Nor does Mr. Ball feel there has been any impact from the government's moves to cool down economic growth. He says, however, that he has been told to cut electricity use this summer because of the Shanghai area's severe power shortages.

But running a Chinese factory, even a profitable one, is no simple matter. Manufacturing in China is a relentless battle with costs and Mr. Ball has to fight it daily. From maintaining consistent supplies to fending off new competitors to repatriating profits, life isn't easy.

Consider what he says is the biggest factor in bringing costs down: localization of supply. Today, Mr. Ball figures he buys about 60 per cent of his materials in China.
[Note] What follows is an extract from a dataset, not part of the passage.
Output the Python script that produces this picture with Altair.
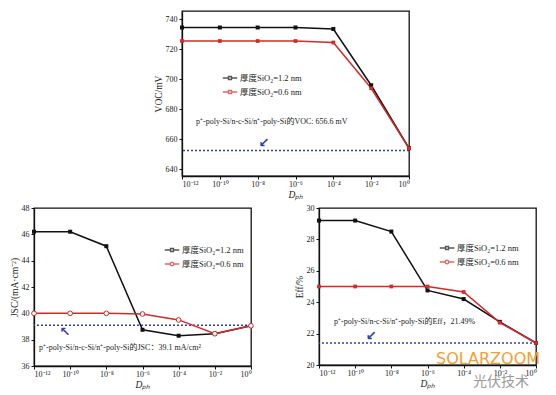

Some, such as the high-technology textiles that reinforce a belt, still must come from overseas.

"The best way to save cost is to continue to localize," he says. "That is not an easy process. You really have to develop your suppliers."

This presents all sorts of challenges for a small firm, whose smaller scale of orders give it less leverage over a supplier. "Typically, we do not attract a supplier," Mr. Ball admits. "Typically we have to go find our vendor."

Take rubber, for instance. EHC has to order a specific mix of rubber that, in North America or Europe, wouldn't be hard to get. In China, though, "that kind of secondary industry doesn't exist," Mr. Ball says. "Here, you have to find people who are already making rubber for other industries." And given that suppliers know they are difficult to replace, price negotiations can get heated.

Once supplies are procured, the belts sold and the profits made, Mr. Ball still fights the constant battles of import-export bureaucracy and repatriating foreign currency overseas. Ask him about the day-to-day hassles that make life hard, and such paperwork issues are high on the list. On a busy afternoon in a Bank of China branch, for instance, he haggles at the teller's window in simple Chinese, speaking on his mobile phone to his other bank, trying to work out a currency conversion.

"It's getting better," he says, "but it's still not easy."